Jesus used imagery straight from the pages of scripture to make a claim about himself regarding the question of whether he truly was the Messiah. And the people heard the words, but they did not understand. Perhaps because they simply could not engage with what he was saying. Perhaps because they did not know the scriptures that Jesus was referencing. Perhaps because they found the words of other people more compelling than those of Jesus. Rather than scattering at the voice of a stranger, they instead followed these thieves and robbers straight out of the sheepfold.

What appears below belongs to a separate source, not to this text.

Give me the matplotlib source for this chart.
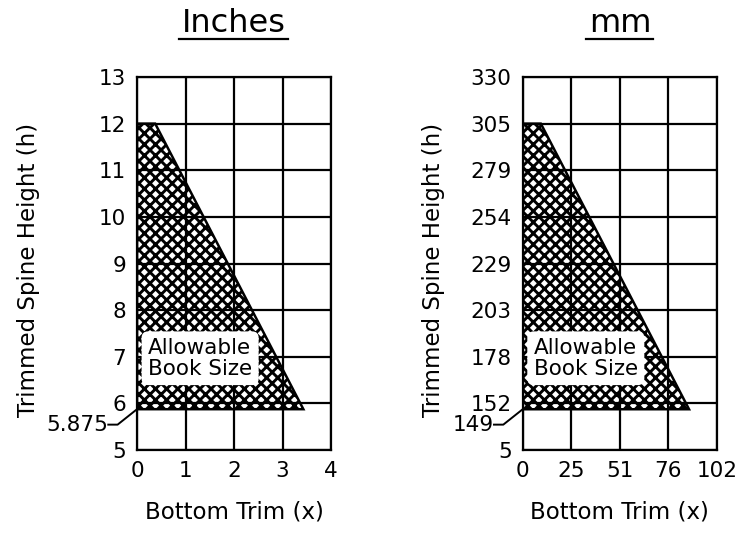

These people of Judea did not own televisions, radios, smartphones, or listen to podcasts streaming over the internet. They had to sit or stand and listen to someone like Jesus making claims about themselves, and they had to weigh all of that against what their faith had taught them. And some of them discovered that they did not know their faith as well as they thought. They did not know enough to know that the voice of Jesus was the one worth listening to.

St. Jerome said, “Ignorance of scripture is ignorance of Christ.” And by that he meant that the only way to determine the voice of the Good Shepherd requires that we actually come to know who Christ is, by spending time with him in the study and understanding of Scripture.

In this day and age of the internet, television, podcasts and radios, we may hear all sorts of words that sound good, and which seem to carry with them some weight and some majesty just because they are exactly the words that we want to hear. Those saying these things may claim the words coming out of their mouths are the words of the prophets, and the very voice of God, even though their words call for violence and furious anger. They may call for people to steal and kill and destroy, just like the thieves coming to plunder the sheepfold in today’s Gospel. But if we know the Shepherd, we can say to ourselves, “That sounds totally out of character for Jesus. I should go and ask him about that.”

Do we recognize the voice of Jesus? And do we scatter at the voice of strangers who wish to seek and kill and destroy?

The voice of the Good Shepherd is the one who makes us lie down in green pastures, leads us by still waters, revives our soul and guides us along the right paths. That voice lets us know that even in the shadow of death, we do not need to fear evil, because the Good Shepherd lays down his life for his sheep. If we follow the voice of the Shepherd, then we can be sure that goodness and mercy will follow us all the days of our lives and that we will dwell in the house of the lord forever.

[This sermon was delivered at St. Alban’s Episcopal Church in Wickenburg, AZ on April 26, 2026.]